### Given material
--
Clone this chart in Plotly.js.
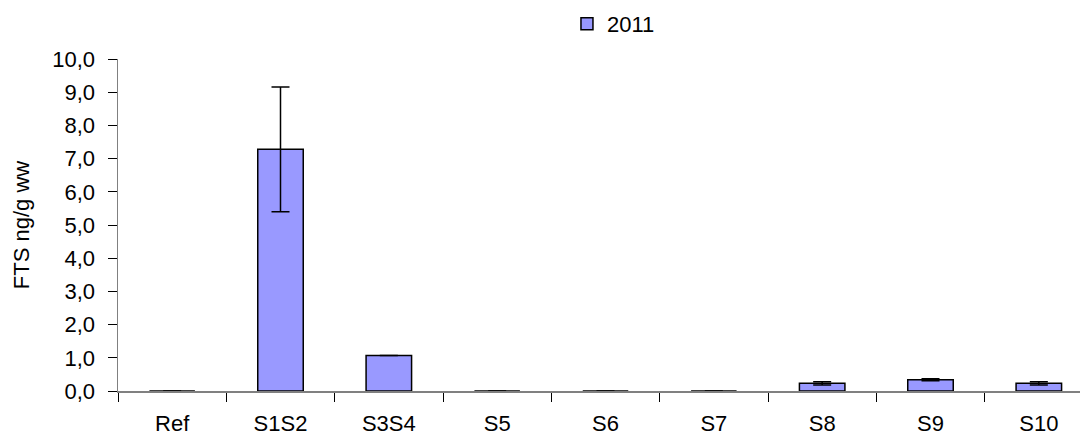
<!DOCTYPE html>
<html><head><meta charset="utf-8">
<script src="https://cdn.plot.ly/plotly-3.0.1.min.js"></script>
<style>body{margin:0;background:#fff}#c{width:1080px;height:436px}</style>
</head><body><div id="c"></div>
<script>
const categories = ["Ref","S1S2","S3S4","S5","S6","S7","S8","S9","S10"];
const values2011 = [0, 7.28, 1.07, 0, 0, 0, 0.23, 0.34, 0.23];
const errors2011 = [0, 1.88, 0, 0, 0, 0, 0.05, 0.03, 0.05];
const yTickVals = [0,1,2,3,4,5,6,7,8,9,10];
const yTickText = ["0,0","1,0","2,0","3,0","4,0","5,0","6,0","7,0","8,0","9,0","10,0"];

const trace = {
  type: "bar", name: "2011", x: categories, y: values2011,
  width: 0.42,
  marker: {color: "#9999ff", line: {color: "#000", width: 1.5}},
  error_y: {type: "data", array: errors2011, visible: true, color: "#000", thickness: 1.5, width: 9}
};
const layout = {
  width: 1080, height: 436,
  margin: {l: 118, r: 0, t: 59, b: 45, autoexpand: false},
  paper_bgcolor: "#fff", plot_bgcolor: "#fff",
  font: {family: "Liberation Sans, Arial, sans-serif", size: 22, color: "#000"},
  showlegend: true,
  legend: {x: 0.4667, xref: "paper", y: 0.945, yref: "container", xanchor: "left", yanchor: "middle",
           orientation: "h", font: {size: 22}, bgcolor: "rgba(0,0,0,0)"},
  xaxis: {range: [-0.5, 8.38], showline: true, linecolor: "#808080", linewidth: 1.5,
          ticks: "outside", tickson: "boundaries", ticklen: 9, tickcolor: "#000",
          showgrid: false, zeroline: false, fixedrange: true, ticklabelstandoff: 12},
  yaxis: {range: [0, 10], tickvals: yTickVals, ticktext: yTickText,
          showline: true, linecolor: "#808080", linewidth: 1.5,
          ticks: "outside", ticklen: 9, tickcolor: "#000", ticklabelstandoff: 8,
          showgrid: false, zeroline: false,
          title: {text: "FTS ng/g ww", font: {size: 22}, standoff: 16}}
};
Plotly.newPlot("c", [trace], layout, {displayModeBar: false, staticPlot: true});
</script></body></html>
--
### Set problem
Exclude the images, then output the data above word for word.

### Result
Clone this chart in Plotly.js.
<!DOCTYPE html>
<html><head><meta charset="utf-8">
<script src="https://cdn.plot.ly/plotly-3.0.1.min.js"></script>
<style>body{margin:0;background:#fff}#c{width:1080px;height:436px}</style>
</head><body><div id="c"></div>
<script>
const categories = ["Ref","S1S2","S3S4","S5","S6","S7","S8","S9","S10"];
const values2011 = [0, 7.28, 1.07, 0, 0, 0, 0.23, 0.34, 0.23];
const errors2011 = [0, 1.88, 0, 0, 0, 0, 0.05, 0.03, 0.05];
const yTickVals = [0,1,2,3,4,5,6,7,8,9,10];
const yTickText = ["0,0","1,0","2,0","3,0","4,0","5,0","6,0","7,0","8,0","9,0","10,0"];

const trace = {
  type: "bar", name: "2011", x: categories, y: values2011,
  width: 0.42,
  marker: {color: "#9999ff", line: {color: "#000", width: 1.5}},
  error_y: {type: "data", array: errors2011, visible: true, color: "#000", thickness: 1.5, width: 9}
};
const layout = {
  width: 1080, height: 436,
  margin: {l: 118, r: 0, t: 59, b: 45, autoexpand: false},
  paper_bgcolor: "#fff", plot_bgcolor: "#fff",
  font: {family: "Liberation Sans, Arial, sans-serif", size: 22, color: "#000"},
  showlegend: true,
  legend: {x: 0.4667, xref: "paper", y: 0.945, yref: "container", xanchor: "left", yanchor: "middle",
           orientation: "h", font: {size: 22}, bgcolor: "rgba(0,0,0,0)"},
  xaxis: {range: [-0.5, 8.38], showline: true, linecolor: "#808080", linewidth: 1.5,
          ticks: "outside", tickson: "boundaries", ticklen: 9, tickcolor: "#000",
          showgrid: false, zeroline: false, fixedrange: true, ticklabelstandoff: 12},
  yaxis: {range: [0, 10], tickvals: yTickVals, ticktext: yTickText,
          showline: true, linecolor: "#808080", linewidth: 1.5,
          ticks: "outside", ticklen: 9, tickcolor: "#000", ticklabelstandoff: 8,
          showgrid: false, zeroline: false,
          title: {text: "FTS ng/g ww", font: {size: 22}, standoff: 16}}
};
Plotly.newPlot("c", [trace], layout, {displayModeBar: false, staticPlot: true});
</script></body></html>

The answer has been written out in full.